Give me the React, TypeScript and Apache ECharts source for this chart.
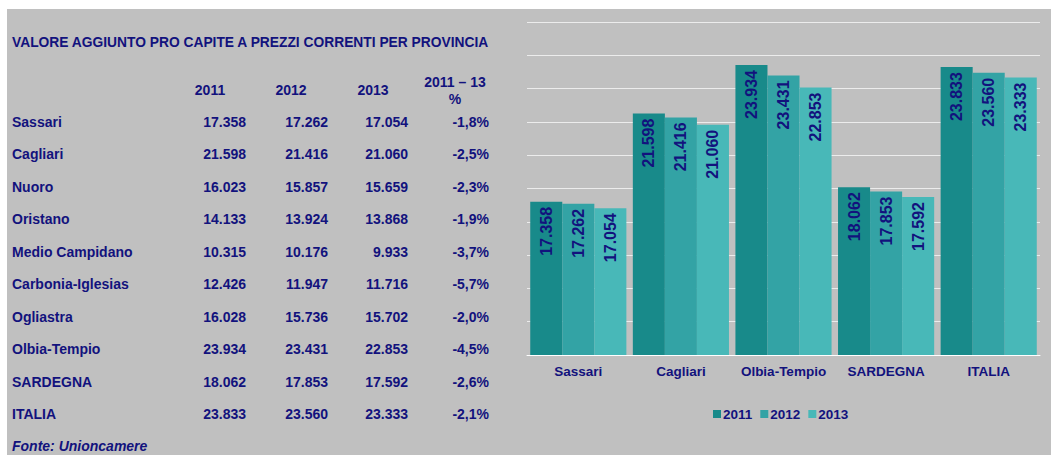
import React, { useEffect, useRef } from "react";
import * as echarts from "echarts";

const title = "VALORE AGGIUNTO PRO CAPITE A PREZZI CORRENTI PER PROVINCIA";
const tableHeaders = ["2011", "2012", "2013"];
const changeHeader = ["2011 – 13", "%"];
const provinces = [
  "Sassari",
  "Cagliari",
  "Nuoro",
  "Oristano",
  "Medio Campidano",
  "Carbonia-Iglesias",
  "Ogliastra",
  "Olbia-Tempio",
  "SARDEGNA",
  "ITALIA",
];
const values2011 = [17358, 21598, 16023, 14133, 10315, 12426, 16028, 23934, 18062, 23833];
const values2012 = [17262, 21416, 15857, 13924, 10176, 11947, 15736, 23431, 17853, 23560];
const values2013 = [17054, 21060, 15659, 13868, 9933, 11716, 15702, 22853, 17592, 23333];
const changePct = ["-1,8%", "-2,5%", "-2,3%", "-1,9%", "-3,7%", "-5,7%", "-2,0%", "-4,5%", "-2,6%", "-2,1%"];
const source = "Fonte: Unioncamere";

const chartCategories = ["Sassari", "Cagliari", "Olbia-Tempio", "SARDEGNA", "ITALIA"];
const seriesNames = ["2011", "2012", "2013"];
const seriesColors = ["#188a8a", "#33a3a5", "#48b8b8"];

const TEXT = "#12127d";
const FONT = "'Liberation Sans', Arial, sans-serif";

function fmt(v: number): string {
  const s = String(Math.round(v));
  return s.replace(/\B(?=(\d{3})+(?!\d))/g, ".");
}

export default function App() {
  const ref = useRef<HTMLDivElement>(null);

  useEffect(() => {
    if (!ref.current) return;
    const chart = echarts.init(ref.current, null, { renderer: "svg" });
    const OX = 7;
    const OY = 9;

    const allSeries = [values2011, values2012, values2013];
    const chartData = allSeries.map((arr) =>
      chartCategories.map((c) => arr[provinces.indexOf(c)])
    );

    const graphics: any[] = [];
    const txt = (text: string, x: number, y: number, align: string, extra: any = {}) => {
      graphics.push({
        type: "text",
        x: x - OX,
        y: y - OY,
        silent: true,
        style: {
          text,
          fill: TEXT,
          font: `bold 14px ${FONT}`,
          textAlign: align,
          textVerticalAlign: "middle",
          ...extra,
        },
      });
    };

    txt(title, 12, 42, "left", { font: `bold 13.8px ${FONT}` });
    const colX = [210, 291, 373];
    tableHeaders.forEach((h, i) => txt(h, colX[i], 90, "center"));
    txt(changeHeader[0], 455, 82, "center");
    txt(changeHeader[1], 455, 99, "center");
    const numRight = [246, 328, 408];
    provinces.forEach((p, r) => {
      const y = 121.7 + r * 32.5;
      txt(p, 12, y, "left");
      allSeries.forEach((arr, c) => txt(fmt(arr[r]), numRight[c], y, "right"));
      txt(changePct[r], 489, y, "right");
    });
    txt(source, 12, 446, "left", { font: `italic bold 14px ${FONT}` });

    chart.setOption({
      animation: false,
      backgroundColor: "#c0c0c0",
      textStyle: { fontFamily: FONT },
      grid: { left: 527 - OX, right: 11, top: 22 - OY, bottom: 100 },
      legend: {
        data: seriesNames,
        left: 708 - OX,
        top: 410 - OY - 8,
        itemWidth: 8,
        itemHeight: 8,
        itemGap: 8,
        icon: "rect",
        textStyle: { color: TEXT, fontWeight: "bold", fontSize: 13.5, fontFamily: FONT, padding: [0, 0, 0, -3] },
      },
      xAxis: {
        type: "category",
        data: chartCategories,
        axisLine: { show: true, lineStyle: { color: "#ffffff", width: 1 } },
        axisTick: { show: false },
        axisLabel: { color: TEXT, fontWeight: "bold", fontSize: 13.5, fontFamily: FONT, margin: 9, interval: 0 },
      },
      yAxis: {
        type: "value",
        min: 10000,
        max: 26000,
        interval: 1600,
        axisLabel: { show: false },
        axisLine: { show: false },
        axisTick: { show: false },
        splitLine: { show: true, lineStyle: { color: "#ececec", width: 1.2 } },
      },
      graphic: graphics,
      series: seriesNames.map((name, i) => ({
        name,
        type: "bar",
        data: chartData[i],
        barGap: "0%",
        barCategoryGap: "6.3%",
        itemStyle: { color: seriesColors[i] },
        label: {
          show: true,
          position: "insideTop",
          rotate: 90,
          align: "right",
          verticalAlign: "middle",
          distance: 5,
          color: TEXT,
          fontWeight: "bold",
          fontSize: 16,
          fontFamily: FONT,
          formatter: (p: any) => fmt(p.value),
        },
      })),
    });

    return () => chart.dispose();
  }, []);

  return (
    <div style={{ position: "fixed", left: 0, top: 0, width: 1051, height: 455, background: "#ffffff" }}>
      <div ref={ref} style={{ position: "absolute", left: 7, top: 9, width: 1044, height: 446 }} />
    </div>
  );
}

Written problem ▸
Quote, please, every line of the material above from its start through the line that has "import * as", reproducing the words exactly and dropping any images.

Answer for this exercise ▸
Give me the React, TypeScript and Apache ECharts source for this chart.
import React, { useEffect, useRef } from "react";
import * as echarts from "echarts";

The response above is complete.